By Uric Dufrene
Sanders Chair in Business
Indiana University Southeast
(April 13, 2012) — The past couple of weeks have not pointed to an accelerating labor market, or a sustained robust recovery.
The big announcement last week was the monthly release of U.S. non-farm payrolls for March. The Bureau of Labor Statistics announced that non-farm payrolls only increased by 120,000. The lower end of the consensus range was 180,000. So in addition to the number not meeting expectations, it also was well outside the range of estimates. The unemployment rate declined slightly, but this was because of a shrinking labor force. Overall, it was a nasty report, and the markets indicated their displeasure with selling that took place the following Monday and Tuesday.
Adding to the bad news was the report on unemployment claims Thursday morning. New claims had been approaching the 350,000 level for several weeks, and this coincided with healthy gains in the monthly non-farm payroll number. Thursday’s number shot up to 380,000, well above the consensus estimate of around 355,000. The weekly number is quite volatile, and one week is not sufficient to determine if this is the start of a near term trend. Any way one would like to spin it, it was a terrible number. The market rebounded favorably Thursday, but this was because of Federal Reserve officials suggesting that interest rates will remain at current levels into 2014.
One of the key indicators prior to last year’s midyear slowdown was unemployment claims. As Figure 1 shows, unemployment claims began showing gradual increases during the first quarter, and this was followed with subdued non-farm payroll gains. On a year-over-year basis, jobs had dipped, and the economy then registered weaker GDP numbers. Are we now about to go through a repeat of last year, and experience a similar summer slowdown? It is too early to definitively conclude that Thursday’s weak unemployment claims number is the start of an underlying trend? The combination of unemployment claims over the next several weeks, and non-farm payroll numbers from April and May will be important indicators of overall growth in the economy for the rest of the year.
Metropolitan employment numbers were released this week, and the report showed a potential deceleration for Louisville Metro employment. Seasonally-adjusted data indicated a slight decline in non-farm payrolls from the beginning of the year, and payrolls did show a deceleration in gains from the previous month on a year-over-year basis. From February 2011 to February 2012, the report indicated that the metro region added 14,900 jobs.
The unemployment rate for Louisville Metro dropped from 9.6 perccent in January to 9.5 percent in February. Last February, the unemployment rate was at 10.7 percent. So while the local unemployment rate has improved since last year, the regional rate continues to be higher than the national average. The region saw a small increase in the labor force (+2,000) from January to February. Compared to February of last year, the labor force has increased by 7,300. An expanding labor force is a helpful sign, but on a percent basis, the 7,300 addition from last year is a relatively weak number.
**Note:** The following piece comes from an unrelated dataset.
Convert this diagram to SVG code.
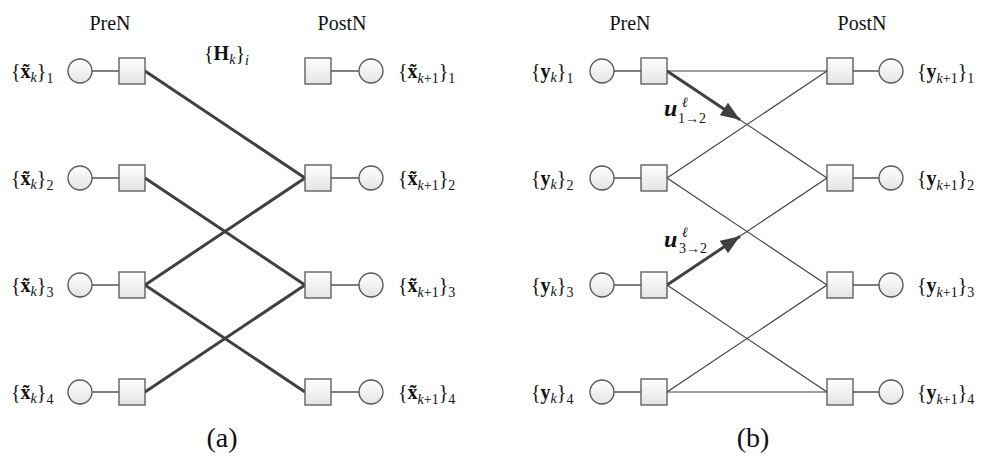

The number of unemployed in the metro region now stands at 60,300, down slightly from January’s total of 60,700. Despite some of the gains to non-farm payrolls, the number of unemployed remains stubbornly high. Compared to the same time last year, the number of unemployed has declined by about 7,000.
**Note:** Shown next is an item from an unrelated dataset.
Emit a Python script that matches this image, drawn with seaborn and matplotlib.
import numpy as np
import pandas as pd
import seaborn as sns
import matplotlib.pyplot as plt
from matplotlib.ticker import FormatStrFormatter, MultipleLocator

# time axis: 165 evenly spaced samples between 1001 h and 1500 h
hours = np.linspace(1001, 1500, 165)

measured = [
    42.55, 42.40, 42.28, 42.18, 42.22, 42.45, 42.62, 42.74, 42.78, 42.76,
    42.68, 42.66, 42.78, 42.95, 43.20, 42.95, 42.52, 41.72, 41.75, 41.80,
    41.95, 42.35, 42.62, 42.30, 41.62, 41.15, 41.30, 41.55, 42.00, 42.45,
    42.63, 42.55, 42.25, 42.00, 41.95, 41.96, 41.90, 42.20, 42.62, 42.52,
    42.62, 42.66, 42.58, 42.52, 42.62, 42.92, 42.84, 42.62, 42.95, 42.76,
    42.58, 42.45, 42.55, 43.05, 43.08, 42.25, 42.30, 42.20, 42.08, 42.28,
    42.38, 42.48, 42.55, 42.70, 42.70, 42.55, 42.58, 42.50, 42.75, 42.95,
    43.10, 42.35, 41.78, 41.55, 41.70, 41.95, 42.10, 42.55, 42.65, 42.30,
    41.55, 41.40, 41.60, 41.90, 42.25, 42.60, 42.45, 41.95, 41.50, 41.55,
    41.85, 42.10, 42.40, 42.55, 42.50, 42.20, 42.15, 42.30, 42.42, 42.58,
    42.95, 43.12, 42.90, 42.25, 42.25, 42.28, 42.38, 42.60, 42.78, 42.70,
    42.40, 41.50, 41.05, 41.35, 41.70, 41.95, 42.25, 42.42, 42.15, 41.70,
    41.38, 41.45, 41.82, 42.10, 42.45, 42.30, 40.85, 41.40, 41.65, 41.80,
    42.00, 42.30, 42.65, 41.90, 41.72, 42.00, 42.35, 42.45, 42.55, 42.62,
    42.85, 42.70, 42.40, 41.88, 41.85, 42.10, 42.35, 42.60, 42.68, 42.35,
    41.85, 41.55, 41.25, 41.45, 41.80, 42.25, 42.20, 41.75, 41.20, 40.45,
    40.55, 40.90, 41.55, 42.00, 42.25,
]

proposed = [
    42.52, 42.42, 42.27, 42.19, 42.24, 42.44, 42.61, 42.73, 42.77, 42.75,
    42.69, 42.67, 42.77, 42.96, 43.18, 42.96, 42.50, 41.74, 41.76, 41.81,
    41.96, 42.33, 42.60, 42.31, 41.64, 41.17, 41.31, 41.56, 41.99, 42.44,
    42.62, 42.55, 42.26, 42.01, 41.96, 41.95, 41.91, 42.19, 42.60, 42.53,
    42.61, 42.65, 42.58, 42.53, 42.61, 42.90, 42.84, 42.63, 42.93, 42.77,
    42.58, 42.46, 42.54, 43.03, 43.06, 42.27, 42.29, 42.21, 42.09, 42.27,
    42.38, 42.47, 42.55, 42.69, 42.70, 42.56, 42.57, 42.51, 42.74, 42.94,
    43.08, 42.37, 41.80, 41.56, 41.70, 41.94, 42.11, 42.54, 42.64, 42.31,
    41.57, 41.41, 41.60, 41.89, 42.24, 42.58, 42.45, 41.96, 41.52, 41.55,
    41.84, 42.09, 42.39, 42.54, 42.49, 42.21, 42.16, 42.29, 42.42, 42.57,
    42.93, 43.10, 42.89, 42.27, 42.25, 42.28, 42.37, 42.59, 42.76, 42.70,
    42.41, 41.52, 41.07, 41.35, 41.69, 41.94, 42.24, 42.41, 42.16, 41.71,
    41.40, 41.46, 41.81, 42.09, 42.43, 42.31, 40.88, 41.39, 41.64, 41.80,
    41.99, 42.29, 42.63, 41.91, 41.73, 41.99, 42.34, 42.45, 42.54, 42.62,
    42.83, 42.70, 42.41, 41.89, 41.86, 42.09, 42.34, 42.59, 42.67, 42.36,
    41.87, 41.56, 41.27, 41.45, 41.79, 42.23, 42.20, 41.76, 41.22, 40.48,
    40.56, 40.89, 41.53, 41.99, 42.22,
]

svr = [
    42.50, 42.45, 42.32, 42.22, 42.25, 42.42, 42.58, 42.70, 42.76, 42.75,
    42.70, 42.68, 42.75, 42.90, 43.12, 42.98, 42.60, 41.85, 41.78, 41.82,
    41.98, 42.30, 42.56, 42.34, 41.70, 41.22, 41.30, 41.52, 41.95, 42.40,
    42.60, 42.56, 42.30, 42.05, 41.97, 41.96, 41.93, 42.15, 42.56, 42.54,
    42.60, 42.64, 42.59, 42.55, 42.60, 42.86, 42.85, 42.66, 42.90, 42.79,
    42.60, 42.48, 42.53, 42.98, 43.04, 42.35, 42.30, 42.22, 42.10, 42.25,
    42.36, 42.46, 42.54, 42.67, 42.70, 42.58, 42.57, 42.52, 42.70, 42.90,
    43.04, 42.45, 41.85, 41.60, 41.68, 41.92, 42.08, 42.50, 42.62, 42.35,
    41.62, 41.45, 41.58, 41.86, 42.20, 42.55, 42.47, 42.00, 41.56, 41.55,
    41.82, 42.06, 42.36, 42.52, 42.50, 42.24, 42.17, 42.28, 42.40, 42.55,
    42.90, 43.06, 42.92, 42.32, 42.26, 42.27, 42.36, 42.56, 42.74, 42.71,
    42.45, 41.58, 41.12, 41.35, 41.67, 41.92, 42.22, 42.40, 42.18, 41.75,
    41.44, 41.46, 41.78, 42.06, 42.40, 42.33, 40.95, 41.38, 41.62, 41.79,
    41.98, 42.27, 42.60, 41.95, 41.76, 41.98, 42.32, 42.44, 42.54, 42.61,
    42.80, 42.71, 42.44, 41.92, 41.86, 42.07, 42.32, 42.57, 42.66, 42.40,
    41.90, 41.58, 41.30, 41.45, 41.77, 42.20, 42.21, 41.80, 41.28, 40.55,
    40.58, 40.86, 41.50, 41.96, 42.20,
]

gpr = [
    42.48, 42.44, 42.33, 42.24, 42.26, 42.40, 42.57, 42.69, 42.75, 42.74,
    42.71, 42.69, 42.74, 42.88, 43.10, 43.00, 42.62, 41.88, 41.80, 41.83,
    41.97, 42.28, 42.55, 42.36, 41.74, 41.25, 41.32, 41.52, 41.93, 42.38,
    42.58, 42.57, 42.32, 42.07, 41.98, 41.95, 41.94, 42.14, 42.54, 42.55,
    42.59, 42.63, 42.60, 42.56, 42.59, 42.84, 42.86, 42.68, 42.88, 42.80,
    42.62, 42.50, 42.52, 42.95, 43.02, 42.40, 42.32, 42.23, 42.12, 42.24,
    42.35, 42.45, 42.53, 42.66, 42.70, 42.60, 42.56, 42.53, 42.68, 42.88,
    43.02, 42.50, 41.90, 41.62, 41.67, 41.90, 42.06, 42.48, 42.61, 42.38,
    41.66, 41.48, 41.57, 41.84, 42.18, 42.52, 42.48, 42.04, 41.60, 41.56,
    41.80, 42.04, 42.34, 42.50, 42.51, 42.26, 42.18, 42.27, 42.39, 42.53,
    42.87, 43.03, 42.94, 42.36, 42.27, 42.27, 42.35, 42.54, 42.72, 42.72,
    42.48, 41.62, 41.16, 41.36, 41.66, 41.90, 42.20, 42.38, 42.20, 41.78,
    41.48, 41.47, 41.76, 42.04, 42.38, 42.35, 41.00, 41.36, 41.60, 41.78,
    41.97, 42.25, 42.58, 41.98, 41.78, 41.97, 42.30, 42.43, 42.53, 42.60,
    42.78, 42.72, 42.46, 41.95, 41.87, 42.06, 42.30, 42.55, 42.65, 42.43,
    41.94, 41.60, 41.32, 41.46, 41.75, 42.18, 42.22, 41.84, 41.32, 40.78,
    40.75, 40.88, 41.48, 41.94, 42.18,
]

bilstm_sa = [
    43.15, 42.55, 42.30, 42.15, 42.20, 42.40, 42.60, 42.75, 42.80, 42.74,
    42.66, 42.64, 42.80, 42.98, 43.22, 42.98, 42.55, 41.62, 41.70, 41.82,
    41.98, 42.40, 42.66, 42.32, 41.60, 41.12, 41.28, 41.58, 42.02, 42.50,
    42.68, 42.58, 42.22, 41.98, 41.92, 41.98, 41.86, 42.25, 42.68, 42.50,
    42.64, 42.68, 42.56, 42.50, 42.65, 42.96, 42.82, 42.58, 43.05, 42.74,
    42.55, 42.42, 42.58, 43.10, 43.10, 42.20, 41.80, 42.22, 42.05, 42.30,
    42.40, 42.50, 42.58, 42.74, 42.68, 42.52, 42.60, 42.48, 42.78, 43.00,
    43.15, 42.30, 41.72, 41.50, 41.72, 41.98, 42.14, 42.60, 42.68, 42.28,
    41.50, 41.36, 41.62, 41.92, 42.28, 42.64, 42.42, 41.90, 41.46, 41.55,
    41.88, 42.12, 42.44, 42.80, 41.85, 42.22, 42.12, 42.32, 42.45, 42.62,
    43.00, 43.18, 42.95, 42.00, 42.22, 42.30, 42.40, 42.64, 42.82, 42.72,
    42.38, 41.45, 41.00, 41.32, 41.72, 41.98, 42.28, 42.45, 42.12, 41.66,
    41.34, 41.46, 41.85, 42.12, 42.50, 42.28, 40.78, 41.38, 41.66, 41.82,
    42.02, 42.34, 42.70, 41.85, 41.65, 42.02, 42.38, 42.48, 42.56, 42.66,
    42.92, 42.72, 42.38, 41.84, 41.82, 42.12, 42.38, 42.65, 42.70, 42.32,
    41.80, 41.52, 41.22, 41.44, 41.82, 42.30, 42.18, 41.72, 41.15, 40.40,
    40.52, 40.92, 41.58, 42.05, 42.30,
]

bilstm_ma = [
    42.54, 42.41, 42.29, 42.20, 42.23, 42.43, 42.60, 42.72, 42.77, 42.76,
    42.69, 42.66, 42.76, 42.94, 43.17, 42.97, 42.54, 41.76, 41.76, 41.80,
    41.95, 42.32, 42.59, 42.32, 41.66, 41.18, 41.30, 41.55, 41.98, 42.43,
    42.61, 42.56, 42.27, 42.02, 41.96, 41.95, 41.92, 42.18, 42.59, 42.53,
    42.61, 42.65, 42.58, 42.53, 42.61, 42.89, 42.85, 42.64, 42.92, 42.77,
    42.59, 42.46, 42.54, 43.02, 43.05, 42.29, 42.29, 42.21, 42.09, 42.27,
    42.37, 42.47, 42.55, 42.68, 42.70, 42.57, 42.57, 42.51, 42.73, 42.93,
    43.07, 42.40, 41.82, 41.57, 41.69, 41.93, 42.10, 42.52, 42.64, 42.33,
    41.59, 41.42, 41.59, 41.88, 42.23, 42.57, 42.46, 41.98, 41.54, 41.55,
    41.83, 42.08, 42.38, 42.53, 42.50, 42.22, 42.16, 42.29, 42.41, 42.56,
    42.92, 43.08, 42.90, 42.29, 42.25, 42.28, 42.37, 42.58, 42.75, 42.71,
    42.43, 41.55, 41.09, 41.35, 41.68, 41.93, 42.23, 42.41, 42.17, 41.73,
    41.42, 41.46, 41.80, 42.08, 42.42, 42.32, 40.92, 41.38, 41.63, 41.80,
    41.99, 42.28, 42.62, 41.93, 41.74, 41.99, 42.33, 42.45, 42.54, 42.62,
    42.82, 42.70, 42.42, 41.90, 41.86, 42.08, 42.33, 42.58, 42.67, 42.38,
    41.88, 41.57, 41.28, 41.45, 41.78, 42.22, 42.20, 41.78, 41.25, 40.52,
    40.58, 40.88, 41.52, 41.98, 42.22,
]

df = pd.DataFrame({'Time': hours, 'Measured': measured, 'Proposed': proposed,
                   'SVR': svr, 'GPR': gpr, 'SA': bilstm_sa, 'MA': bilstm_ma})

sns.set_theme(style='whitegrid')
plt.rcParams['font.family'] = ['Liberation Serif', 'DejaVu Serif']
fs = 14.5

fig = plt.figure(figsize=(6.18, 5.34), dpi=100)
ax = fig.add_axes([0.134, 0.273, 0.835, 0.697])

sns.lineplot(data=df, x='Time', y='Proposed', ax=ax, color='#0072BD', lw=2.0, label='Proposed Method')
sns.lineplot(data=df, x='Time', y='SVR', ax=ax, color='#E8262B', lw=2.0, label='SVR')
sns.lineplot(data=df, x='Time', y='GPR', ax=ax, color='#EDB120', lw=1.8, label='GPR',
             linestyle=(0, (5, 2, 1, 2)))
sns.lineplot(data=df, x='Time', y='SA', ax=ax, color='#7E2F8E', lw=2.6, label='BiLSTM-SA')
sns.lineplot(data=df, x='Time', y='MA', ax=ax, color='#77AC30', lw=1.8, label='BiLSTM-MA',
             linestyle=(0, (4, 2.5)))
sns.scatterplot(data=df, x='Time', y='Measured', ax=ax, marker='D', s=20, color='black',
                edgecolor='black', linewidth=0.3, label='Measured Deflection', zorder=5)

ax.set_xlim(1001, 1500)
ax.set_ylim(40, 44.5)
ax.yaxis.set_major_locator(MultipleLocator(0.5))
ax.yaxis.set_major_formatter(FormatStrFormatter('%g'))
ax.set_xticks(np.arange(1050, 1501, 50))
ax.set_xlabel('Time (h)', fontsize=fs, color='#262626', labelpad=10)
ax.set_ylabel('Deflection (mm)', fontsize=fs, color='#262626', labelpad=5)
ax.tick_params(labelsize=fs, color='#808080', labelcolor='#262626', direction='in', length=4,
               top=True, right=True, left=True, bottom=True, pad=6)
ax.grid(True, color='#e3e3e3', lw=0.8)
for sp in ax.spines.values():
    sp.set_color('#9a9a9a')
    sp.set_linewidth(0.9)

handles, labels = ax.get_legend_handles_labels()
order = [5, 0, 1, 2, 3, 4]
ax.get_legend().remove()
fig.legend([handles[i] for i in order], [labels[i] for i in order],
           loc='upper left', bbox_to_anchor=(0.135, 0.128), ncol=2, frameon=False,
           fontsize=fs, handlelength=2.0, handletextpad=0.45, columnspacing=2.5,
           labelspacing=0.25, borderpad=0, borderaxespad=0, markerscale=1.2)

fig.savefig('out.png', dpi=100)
This 2.5 percent year-over-year change in non-farm payrolls is not a disappointment for Louisville Metro. Over the same time frame, Kentucky registered a 2.2 percent change and Indiana’s year over year change in jobs was only 1.7 percent. In Indiana, Columbus had the greatest percent change in jobs since last year (+9.7 percent), followed by Elkhart-Goshen at 5.6 percent. In Kentucky, Owensboro observed the greatest change on a year over year basis at 4.2 percent.
This week’s metropolitan report suggests that Louisville Metro job growth may be seeing a deceleration in gains compared to the last quarter of 2011. The latest national report out last Friday suggests that metro areas may also see a deceleration in job gains in the next couple of months.
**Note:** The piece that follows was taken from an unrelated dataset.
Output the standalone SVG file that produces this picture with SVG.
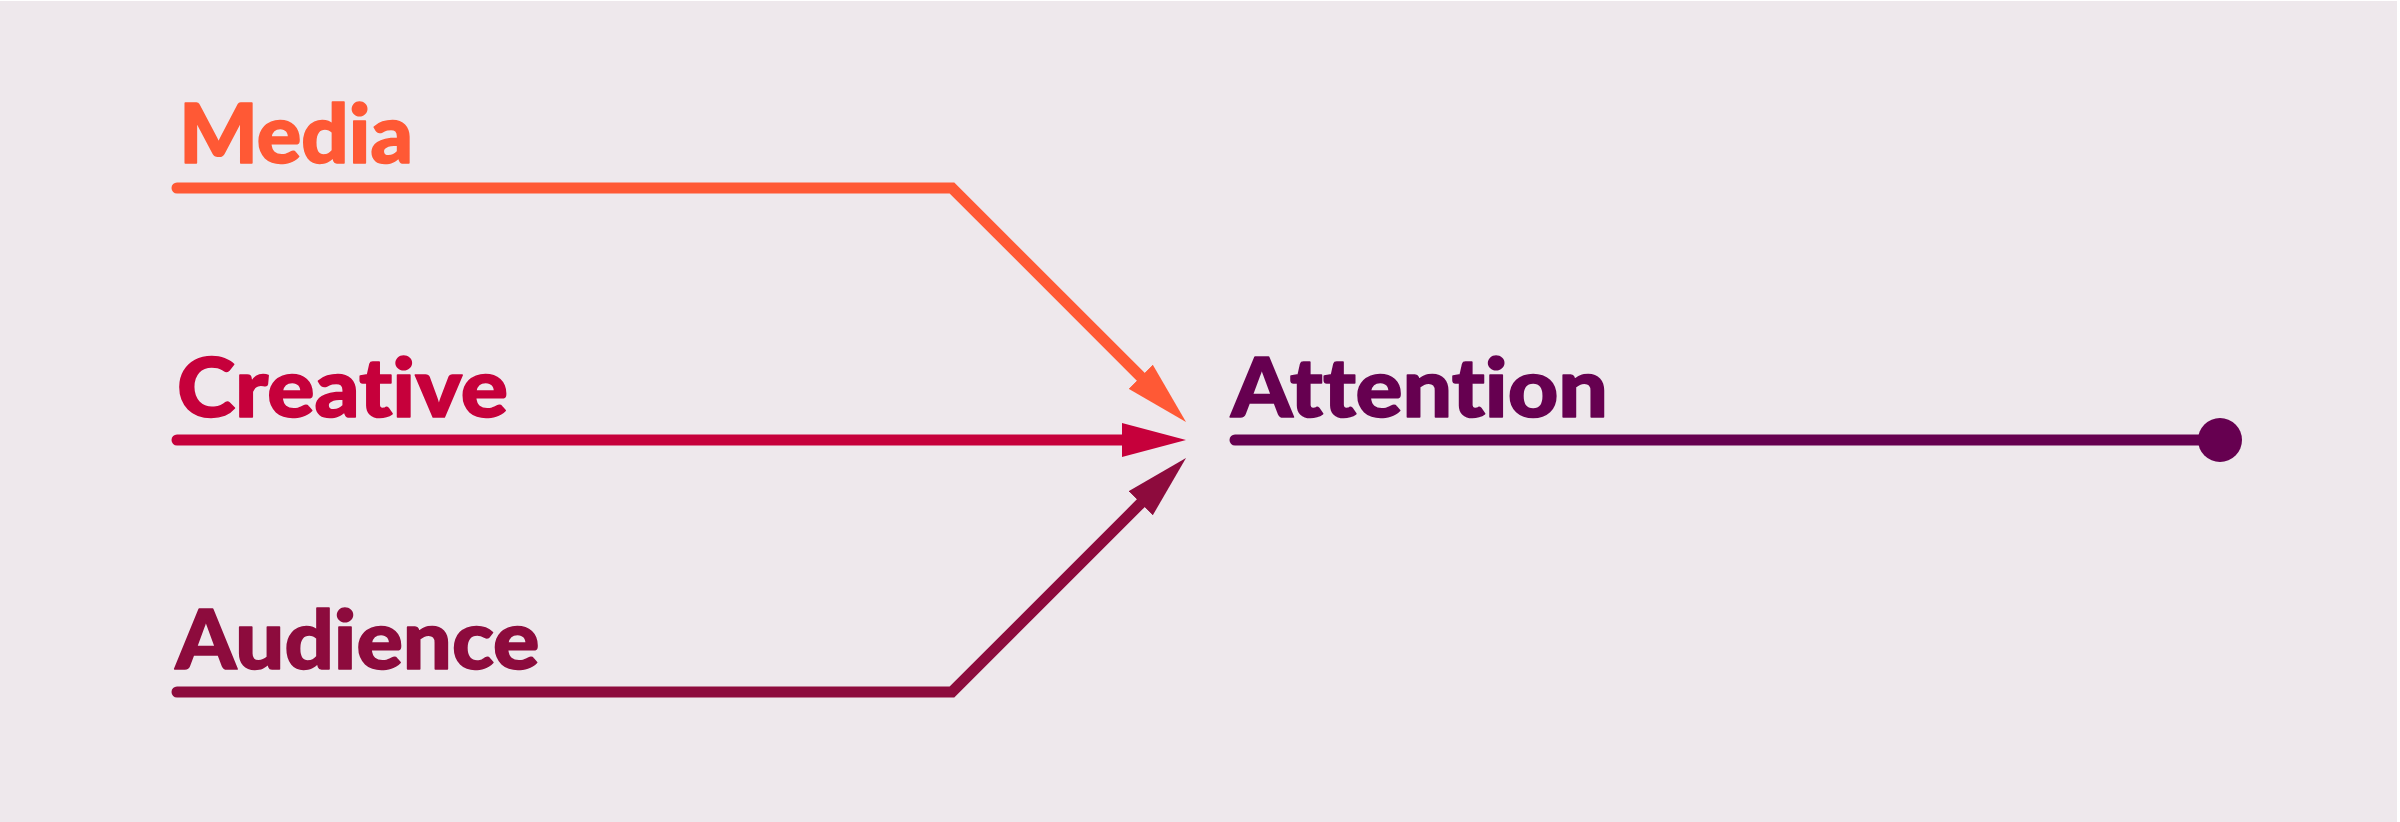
<svg xmlns="http://www.w3.org/2000/svg" width="2400" height="822" viewBox="0 0 2400 822">
  <style>
    .lbl { font-family: Lato, "Open Sans", "Liberation Sans", sans-serif; font-weight: 900; font-size: 81px; font-variant-ligatures: none; font-feature-settings: "liga" 0, "clig" 0; stroke-width: 1.6; stroke-linejoin: round; }
    .conn { fill: none; stroke-width: 11; stroke-linecap: round; stroke-linejoin: miter; }
  </style>
  <defs>
    <marker id="arMedia" markerUnits="userSpaceOnUse" markerWidth="64" markerHeight="34" refX="0" refY="17" orient="auto" viewBox="0 0 64 34">
      <path d="M0,0 L64,17 L0,34 Z" fill="#FF5935"/>
    </marker>
    <marker id="arCreative" markerUnits="userSpaceOnUse" markerWidth="64" markerHeight="34" refX="0" refY="17" orient="auto" viewBox="0 0 64 34">
      <path d="M0,0 L64,17 L0,34 Z" fill="#C6003B"/>
    </marker>
    <marker id="arAudience" markerUnits="userSpaceOnUse" markerWidth="64" markerHeight="34" refX="0" refY="17" orient="auto" viewBox="0 0 64 34">
      <path d="M0,0 L64,17 L0,34 Z" fill="#8D0B3D"/>
    </marker>
  </defs>
  <rect x="0" y="0" width="2400" height="822" fill="#FFFFFF"/>
  <rect x="0" y="1" width="2397" height="821" fill="#EEE8EC"/>

  <g id="connectors">
    <path class="conn" stroke="#FF5935" d="M177,188 H952 L1140.75,376.75" marker-end="url(#arMedia)"/>
    <path class="conn" stroke="#C6003B" d="M177,440 H1122" marker-end="url(#arCreative)"/>
    <path class="conn" stroke="#8D0B3D" d="M177,692 H952 L1140.75,503.25" marker-end="url(#arAudience)"/>
    <path class="conn" stroke="#660050" d="M1235,440 H2205"/>
    <circle cx="2220" cy="440" r="22" fill="#660050"/>
  </g>

  <g id="media">
    <text class="lbl" x="179" y="163" fill="#FF5935" stroke="#FF5935" textLength="234" lengthAdjust="spacingAndGlyphs">Media</text>
  </g>
  <g id="creative">
    <text class="lbl" x="177" y="417" fill="#C6003B" stroke="#C6003B" textLength="331" lengthAdjust="spacingAndGlyphs">Creative</text>
  </g>
  <g id="audience">
    <text class="lbl" x="175.5" y="669" fill="#8D0B3D" stroke="#8D0B3D" textLength="364" lengthAdjust="spacingAndGlyphs">Audience</text>
  </g>
  <g id="attention">
    <text class="lbl" x="1231" y="417" fill="#660050" stroke="#660050" textLength="377" lengthAdjust="spacingAndGlyphs">Attention</text>
  </g>
</svg>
While the metro region continues to experience a recovery, we still have a long way to go. The number of unemployed remains elevated, but the metro area should see a return to non-farm payrolls that existed at the start of the recession.
Risks remain to the recovery. We have to continue to monitor the impact of higher gas prices on consumer confidence, and the impact on consumer items such as durable goods, a key driver for the Louisville Metro economy and both Indiana and Kentucky. Since November of 2011, my outlook has been favorable. The last two labor reports on unemployment claims and non-farm payrolls might call for a revision to this outlook in the next several weeks. Additionally, several indicators have been coming in less than expected. The next month or so will be quite telling, and the data might be sufficient to conclude that the remainder of the year will see a slowdown in growth. Not quite ready to change the outlook, but clouds definitely are starting to appear.